## DATA LINES
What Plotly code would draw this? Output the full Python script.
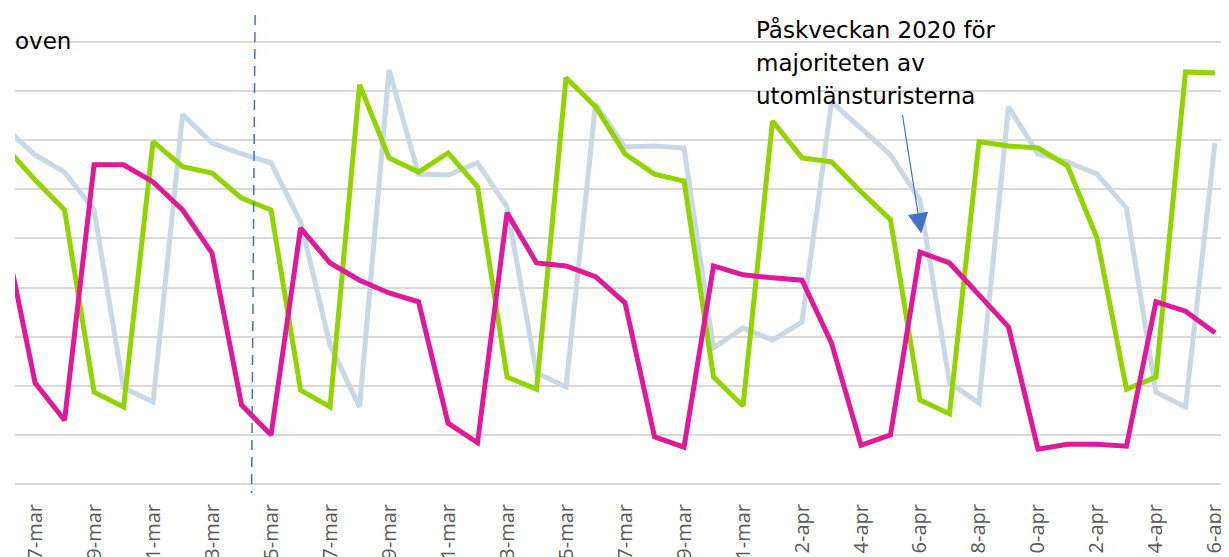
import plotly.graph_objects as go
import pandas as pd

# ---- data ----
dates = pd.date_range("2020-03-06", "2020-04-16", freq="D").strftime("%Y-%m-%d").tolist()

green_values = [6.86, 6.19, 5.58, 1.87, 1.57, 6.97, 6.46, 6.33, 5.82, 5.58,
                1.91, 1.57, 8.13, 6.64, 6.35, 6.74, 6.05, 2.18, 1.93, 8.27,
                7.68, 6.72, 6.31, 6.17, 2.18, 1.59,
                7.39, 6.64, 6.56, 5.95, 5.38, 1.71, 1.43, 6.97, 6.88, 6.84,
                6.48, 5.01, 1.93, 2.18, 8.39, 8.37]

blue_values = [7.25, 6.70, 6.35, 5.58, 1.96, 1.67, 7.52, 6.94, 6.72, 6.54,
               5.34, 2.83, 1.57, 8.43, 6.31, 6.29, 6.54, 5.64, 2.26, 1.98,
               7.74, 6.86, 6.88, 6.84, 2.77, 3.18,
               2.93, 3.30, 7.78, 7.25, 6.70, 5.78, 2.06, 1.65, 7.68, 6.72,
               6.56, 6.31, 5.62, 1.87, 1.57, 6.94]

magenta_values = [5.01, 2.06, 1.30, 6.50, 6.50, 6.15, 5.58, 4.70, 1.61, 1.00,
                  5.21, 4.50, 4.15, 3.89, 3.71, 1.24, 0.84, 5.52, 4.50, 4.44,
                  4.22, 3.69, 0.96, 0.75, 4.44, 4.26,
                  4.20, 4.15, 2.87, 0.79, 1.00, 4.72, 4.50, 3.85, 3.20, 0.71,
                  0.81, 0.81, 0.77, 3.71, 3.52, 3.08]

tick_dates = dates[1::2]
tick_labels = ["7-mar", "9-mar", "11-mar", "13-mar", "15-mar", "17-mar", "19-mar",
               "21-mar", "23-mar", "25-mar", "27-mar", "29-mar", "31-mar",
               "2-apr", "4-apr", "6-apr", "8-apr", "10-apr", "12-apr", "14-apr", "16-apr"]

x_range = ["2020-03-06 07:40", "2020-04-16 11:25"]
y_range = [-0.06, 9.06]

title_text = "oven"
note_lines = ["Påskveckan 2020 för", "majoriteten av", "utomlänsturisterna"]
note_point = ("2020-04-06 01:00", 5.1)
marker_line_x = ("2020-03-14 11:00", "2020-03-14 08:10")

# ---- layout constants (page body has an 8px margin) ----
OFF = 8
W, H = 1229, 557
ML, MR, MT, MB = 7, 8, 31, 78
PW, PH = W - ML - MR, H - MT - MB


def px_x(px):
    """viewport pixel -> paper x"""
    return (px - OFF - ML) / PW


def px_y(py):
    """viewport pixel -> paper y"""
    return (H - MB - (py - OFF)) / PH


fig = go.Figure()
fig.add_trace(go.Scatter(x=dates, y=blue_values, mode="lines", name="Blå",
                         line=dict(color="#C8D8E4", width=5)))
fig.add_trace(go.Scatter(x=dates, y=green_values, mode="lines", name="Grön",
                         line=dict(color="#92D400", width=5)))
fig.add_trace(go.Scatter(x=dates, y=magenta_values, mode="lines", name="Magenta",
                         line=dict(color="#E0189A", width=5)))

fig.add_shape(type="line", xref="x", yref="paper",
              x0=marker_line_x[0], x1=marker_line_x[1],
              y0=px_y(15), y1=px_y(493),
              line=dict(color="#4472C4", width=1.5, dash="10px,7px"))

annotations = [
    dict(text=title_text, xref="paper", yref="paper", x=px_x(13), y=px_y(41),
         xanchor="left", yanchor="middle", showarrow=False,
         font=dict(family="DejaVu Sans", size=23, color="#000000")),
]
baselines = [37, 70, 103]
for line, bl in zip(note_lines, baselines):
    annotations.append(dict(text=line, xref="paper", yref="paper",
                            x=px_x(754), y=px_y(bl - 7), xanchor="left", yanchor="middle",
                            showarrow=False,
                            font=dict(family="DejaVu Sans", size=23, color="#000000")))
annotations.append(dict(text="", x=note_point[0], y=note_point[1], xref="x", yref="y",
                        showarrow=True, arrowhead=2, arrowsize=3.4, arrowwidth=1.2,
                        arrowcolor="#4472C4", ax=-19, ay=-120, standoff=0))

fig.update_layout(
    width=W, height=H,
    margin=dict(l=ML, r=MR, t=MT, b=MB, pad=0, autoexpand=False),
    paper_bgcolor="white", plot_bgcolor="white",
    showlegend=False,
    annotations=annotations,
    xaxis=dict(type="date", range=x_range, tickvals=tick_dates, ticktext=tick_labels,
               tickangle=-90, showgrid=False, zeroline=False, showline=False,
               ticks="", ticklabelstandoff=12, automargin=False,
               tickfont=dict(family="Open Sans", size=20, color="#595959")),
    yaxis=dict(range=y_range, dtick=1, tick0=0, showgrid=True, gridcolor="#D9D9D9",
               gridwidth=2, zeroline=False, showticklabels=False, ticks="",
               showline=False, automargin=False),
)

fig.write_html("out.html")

## GIVEN TASK
Please repeat exactly the data above from its first line to the line that contains "6.48, 5.01, 1.93, 2.18, 8.39, 8.37]", inclusive, and leave every picture out.

## FINAL RESULT
What Plotly code would draw this? Output the full Python script.
import plotly.graph_objects as go
import pandas as pd

# ---- data ----
dates = pd.date_range("2020-03-06", "2020-04-16", freq="D").strftime("%Y-%m-%d").tolist()

green_values = [6.86, 6.19, 5.58, 1.87, 1.57, 6.97, 6.46, 6.33, 5.82, 5.58,
                1.91, 1.57, 8.13, 6.64, 6.35, 6.74, 6.05, 2.18, 1.93, 8.27,
                7.68, 6.72, 6.31, 6.17, 2.18, 1.59,
                7.39, 6.64, 6.56, 5.95, 5.38, 1.71, 1.43, 6.97, 6.88, 6.84,
                6.48, 5.01, 1.93, 2.18, 8.39, 8.37]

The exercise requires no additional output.